Nous allons répéter pendant 1h30 avant de faire deux prises du morceau. Nous ne ferons pas plus car nous n’avons pas assez de bande. La bande coûte très cher, à peu près 300€. Ravi a déjà refait les arrangements du morceau car chaque bande fait 15 minutes et nos morceaux sont longs.

Magnétos

Nous allons essayer de faire tout tenir en 15 minutes. Donc deux morceaux sur chaque bande.

Le morceau que je dois jouer est un tout petit peu raccourci, et la répétition se passera très bien. Petite pause et on reprend pour enregistrer. La mise en œuvre est plus lente, la dynamique du groupe voire latence du groupe fait que nous n’allons pas enregistrer tout de suite. Je suis un petit peu déconcentré , je ferai donc deux petites erreurs que je pourrais corriger par la suite. Tout ira très vite et voilà c’est dans la boîte ! Ravi est content, les autres musiciens aussi.

Ravi-Cabine

Avec Camilo Tirado, l’ingénieur du son, merveilleux de compétence et de patience. Je retrouve le quatuor à cordes et mes deux amis belges au bar pour un petit verre de l’amitié et voilà la journée est finie.

Retour à l’hôtel, petite pause et je retrouve Ravi, Udupa, Bram et Chandana la Chanteuse pour aller manger pour la dernière fois indien pas très loin de l’hôtel. On se couche tôt, je retrouve ma chambre, je suis seul et je pense encore et encore à ceux qui sont partis cette semaine… La tristesse est toujours présente forte… Notamment quand je pense à Lidwine, homme tellement magnifique, tellement irréprochable… Parti trop tôt !

Lundi 5 mai

Après un petit-déjeuner copieux, je retrouve l’équipe dans le taxi et nous partons au Studio. Il y a déjà des curieux et des touristes dans la rue qui font des photos sur le passage piéton historique. Il y a déjà du monde au studio ce matin, c’est vraiment le morceau des chanteuses, un morceau bulgare, magnifique arrangé par Camilo, le guitariste avec Diego Laverde Rojas, harpiste sud américain, Fédérico à la basse, Bram au piano et six chanteuses.

Choeur

Le morceau est complexe et après un bon temps de répétition, les musiciens feront trois prises et ils garderont la troisième qui sera meilleure que les autres. Ainsi on efface les deux autres et on garde de la place sur les bandes qui coûtent très cher.

Arrive le moment du morceau Gambien sur lequel je dois jouer . Ça va aller très vite car le morceau est globalement assez simple.

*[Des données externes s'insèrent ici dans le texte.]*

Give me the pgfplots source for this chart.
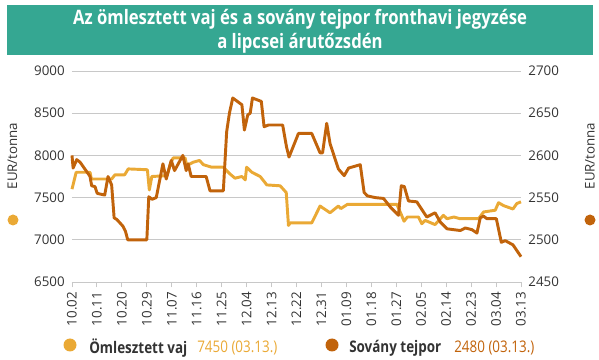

Binta, la chanteuse est impressionnante. Elle a un coffre du tonnerre et le feu de l’Afrique brûle en elle. C’est elle qui tient vraiment le morceau. Même si les arrangements de voix sont superbes et les autres chanteuses magnifiques. Là encore nous ferons deux prises et garderons la première… Toujours la même recette, meilleure spontanéité, plus d’inspiration…

ecoute

Tous ensemble, nous nous mettons en place pour une belle séquence de palmas en overdubs. Et place au morceau suivant dédié aux Orishas. Je veux écouter un petit peu de répétition et il est l’heure de partir… Je salue tout le monde très chaleureusement, les deux amis belges avec qui j’ai passé des journées délicieuses et des soirées extrêmement sympathiques et de belles étreintes avec Ravi et Camilo et nous promettons de nous retrouver bien vite… Le taxi m’attend, je repasse pour la dernière fois devant le passage piéton où sont encore les touristes qui font des photos…

J’ai un petit peu le cœur serré, il y avait de la belle humanité dans ces jours au studio. Tant de partage, tant de générosité, tant d’écoute, de rire, de sourire, de fragilité aussi…

Voilà, la vie nous fait parfois de sacrés blagues… Je goûte d’autant plus l’instant je suis en train de vivre que j’ai deux amis qui ne sont plus de ce monde depuis cette semaine… Alors tant que l’on vit, soyons vivant… Tout cela prendra fin forcément trop tôt.

Merci Ravi pour avoir eu cette idée folle et merveilleuse de nous réunir. Merci Ravi d’être un musicien, exceptionnel et si humble. Merci Ravi pour cette écoute, cette exigence, cette bienveillance… Après des semaines comme cela on se dit vraiment que parfois la vie peut être existence.

Je serai bientôt de retour à Paris, puis demain dans la Bretagne. La vie continue, en attendant de retrouver Ravi, je l’espère Camilo également et j’espère quelques-uns des protagonistes de ce moment merveilleux.